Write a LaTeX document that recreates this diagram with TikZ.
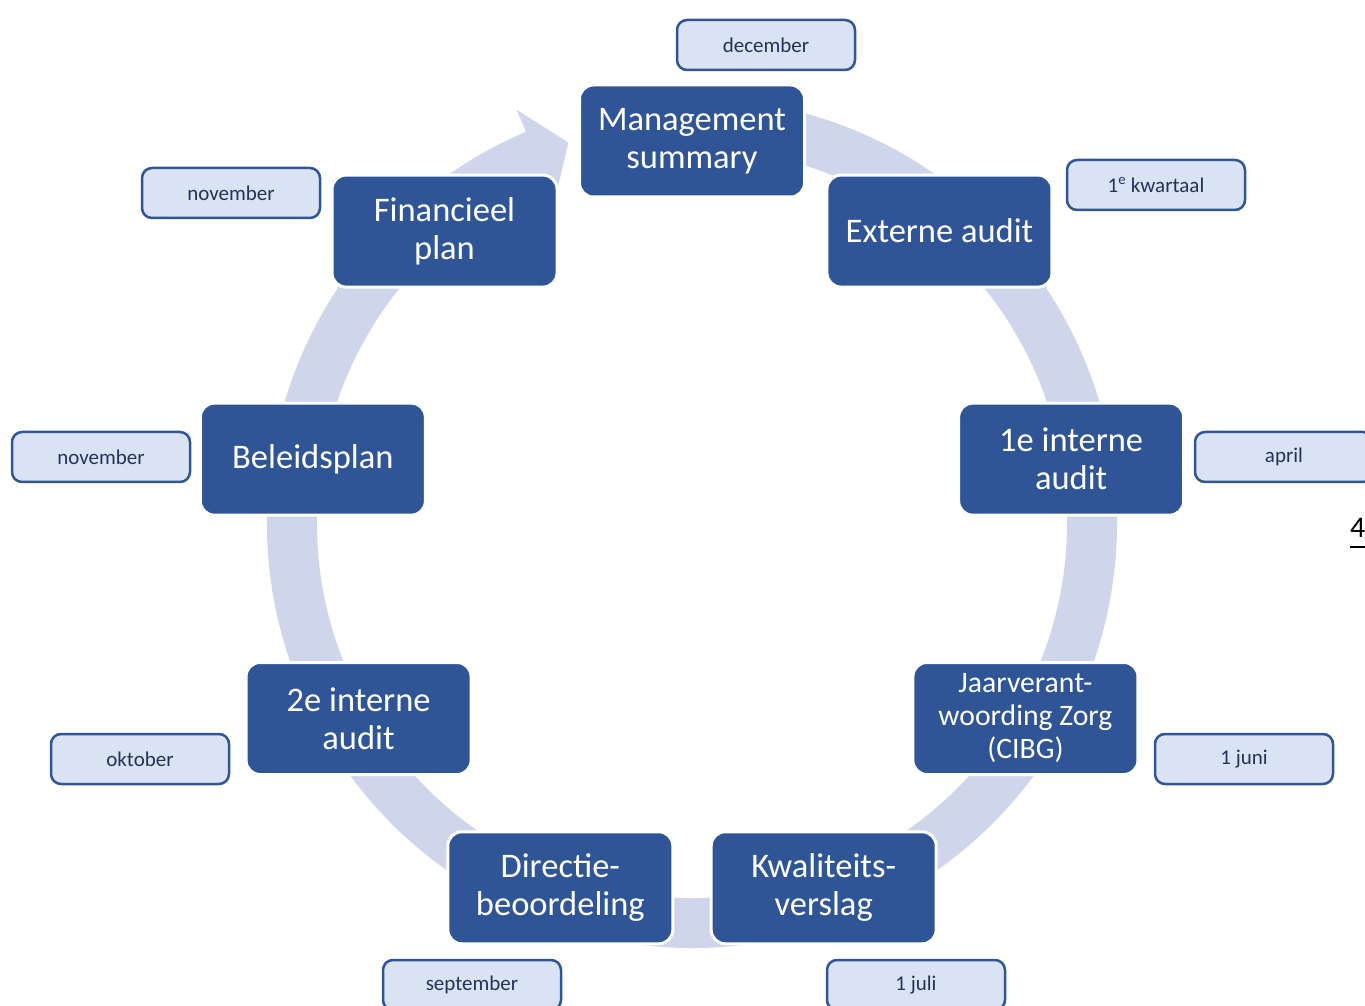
\documentclass[tikz,border=0pt]{standalone}
\usepackage{fontspec}
\setmainfont{Carlito}
\usepackage{tikz}
\usetikzlibrary{positioning}
\definecolor{stageblue}{RGB}{47,85,151}
\definecolor{ringblue}{RGB}{207,213,234}
\definecolor{monthfill}{RGB}{218,227,243}
\definecolor{monthtext}{RGB}{35,50,90}

\begin{document}
\begin{tikzpicture}[
      x=1pt, y=1pt,
      stage/.style={draw=white, line width=3pt, rounded corners=14pt, fill=stageblue,
                    text=white, minimum width=225pt, minimum height=112pt,
                    align=center, font=\fontsize{34.5}{38}\selectfont},
      month/.style={draw=stageblue, line width=2.5pt, rounded corners=10pt, fill=monthfill,
                    text=monthtext, minimum width=178pt, minimum height=50pt,
                    font=\fontsize{21}{24}\selectfont}
  ]
    \useasboundingbox (0,0) rectangle (1365,1005);
    \coordinate (c) at (692,482);
    \coordinate (s) at (692,479);

    % circular arrow behind the stages
    \fill[ringblue] ([shift={(80:425)}]c) arc[start angle=80, end angle=-247, radius=425]
        -- ([shift={(113:449)}]c) -- ([shift={(108:400)}]c) -- ([shift={(113:351)}]c)
        -- ([shift={(113:375)}]c) arc[start angle=-247, end angle=80, radius=375] -- cycle;

    \node[stage] (mgmt) at ([shift={(90:385)}]s)   {Management\\summary};
    \node[stage] (ext)  at ([shift={(50:385)}]s)   {Externe audit};
    \node[stage] (ia1)  at ([shift={(10:385)}]s)   {1e interne\\audit};
    \node[stage, font=\fontsize{29.7}{33}\selectfont] (jv) at ([shift={(-30:385)}]s) {Jaarverant-\\woording Zorg\\(CIBG)};
    \node[stage] (kv)   at ([shift={(-70:385)}]s)  {Kwaliteits-\\verslag};
    \node[stage] (dir)  at ([shift={(-110:385)}]s) {Directie-\\beoordeling};
    \node[stage] (ia2)  at ([shift={(-150:385)}]s) {2e interne\\audit};
    \node[stage] (bp)   at ([shift={(170:385)}]s)  {Beleidsplan};
    \node[stage] (fp)   at ([shift={(130:385)}]s)  {Financieel\\plan};

    % months
    \node[month] (m-dec)  at (766,960)  {december};
    \node[month] (m-kw)   at (1156,820) {1\textsuperscript{e} kwartaal};
    \node[month] (m-apr)  at (1284,548) {april};
    \node[month] (m-jun)  at (1244,246) {1 juni};
    \node[month] (m-jul)  at (916,20)   {1 juli};
    \node[month] (m-sep)  at (472,20)   {september};
    \node[month] (m-okt)  at (140,246)  {oktober};
    \node[month] (m-nov)  at (101,548)  {november};
    \node[month] (m-nov2) at (231,812)  {november};

    % page number at the edge
    \node[anchor=base west, inner sep=0pt, font=\fontsize{30}{34}\selectfont] (pnum) at (1350,467) {4};
    \draw[line width=2pt] (1350,458) -- (1366,458);
  \end{tikzpicture}
\end{document}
========================================
_Requirements_:
Omit the pictures, and quote the material above exactly as given.

_Written response_:
Write a LaTeX document that recreates this diagram with TikZ.
\documentclass[tikz,border=0pt]{standalone}
\usepackage{fontspec}
\setmainfont{Carlito}
\usepackage{tikz}
\usetikzlibrary{positioning}
\definecolor{stageblue}{RGB}{47,85,151}
\definecolor{ringblue}{RGB}{207,213,234}
\definecolor{monthfill}{RGB}{218,227,243}
\definecolor{monthtext}{RGB}{35,50,90}

\begin{document}
\begin{tikzpicture}[
      x=1pt, y=1pt,
      stage/.style={draw=white, line width=3pt, rounded corners=14pt, fill=stageblue,
                    text=white, minimum width=225pt, minimum height=112pt,
                    align=center, font=\fontsize{34.5}{38}\selectfont},
      month/.style={draw=stageblue, line width=2.5pt, rounded corners=10pt, fill=monthfill,
                    text=monthtext, minimum width=178pt, minimum height=50pt,
                    font=\fontsize{21}{24}\selectfont}
  ]
    \useasboundingbox (0,0) rectangle (1365,1005);
    \coordinate (c) at (692,482);
    \coordinate (s) at (692,479);

    % circular arrow behind the stages
    \fill[ringblue] ([shift={(80:425)}]c) arc[start angle=80, end angle=-247, radius=425]
        -- ([shift={(113:449)}]c) -- ([shift={(108:400)}]c) -- ([shift={(113:351)}]c)
        -- ([shift={(113:375)}]c) arc[start angle=-247, end angle=80, radius=375] -- cycle;

    \node[stage] (mgmt) at ([shift={(90:385)}]s)   {Management\\summary};
    \node[stage] (ext)  at ([shift={(50:385)}]s)   {Externe audit};
    \node[stage] (ia1)  at ([shift={(10:385)}]s)   {1e interne\\audit};
    \node[stage, font=\fontsize{29.7}{33}\selectfont] (jv) at ([shift={(-30:385)}]s) {Jaarverant-\\woording Zorg\\(CIBG)};
    \node[stage] (kv)   at ([shift={(-70:385)}]s)  {Kwaliteits-\\verslag};
    \node[stage] (dir)  at ([shift={(-110:385)}]s) {Directie-\\beoordeling};
    \node[stage] (ia2)  at ([shift={(-150:385)}]s) {2e interne\\audit};
    \node[stage] (bp)   at ([shift={(170:385)}]s)  {Beleidsplan};
    \node[stage] (fp)   at ([shift={(130:385)}]s)  {Financieel\\plan};

    % months
    \node[month] (m-dec)  at (766,960)  {december};
    \node[month] (m-kw)   at (1156,820) {1\textsuperscript{e} kwartaal};
    \node[month] (m-apr)  at (1284,548) {april};
    \node[month] (m-jun)  at (1244,246) {1 juni};
    \node[month] (m-jul)  at (916,20)   {1 juli};
    \node[month] (m-sep)  at (472,20)   {september};
    \node[month] (m-okt)  at (140,246)  {oktober};
    \node[month] (m-nov)  at (101,548)  {november};
    \node[month] (m-nov2) at (231,812)  {november};

    % page number at the edge
    \node[anchor=base west, inner sep=0pt, font=\fontsize{30}{34}\selectfont] (pnum) at (1350,467) {4};
    \draw[line width=2pt] (1350,458) -- (1366,458);
  \end{tikzpicture}
\end{document}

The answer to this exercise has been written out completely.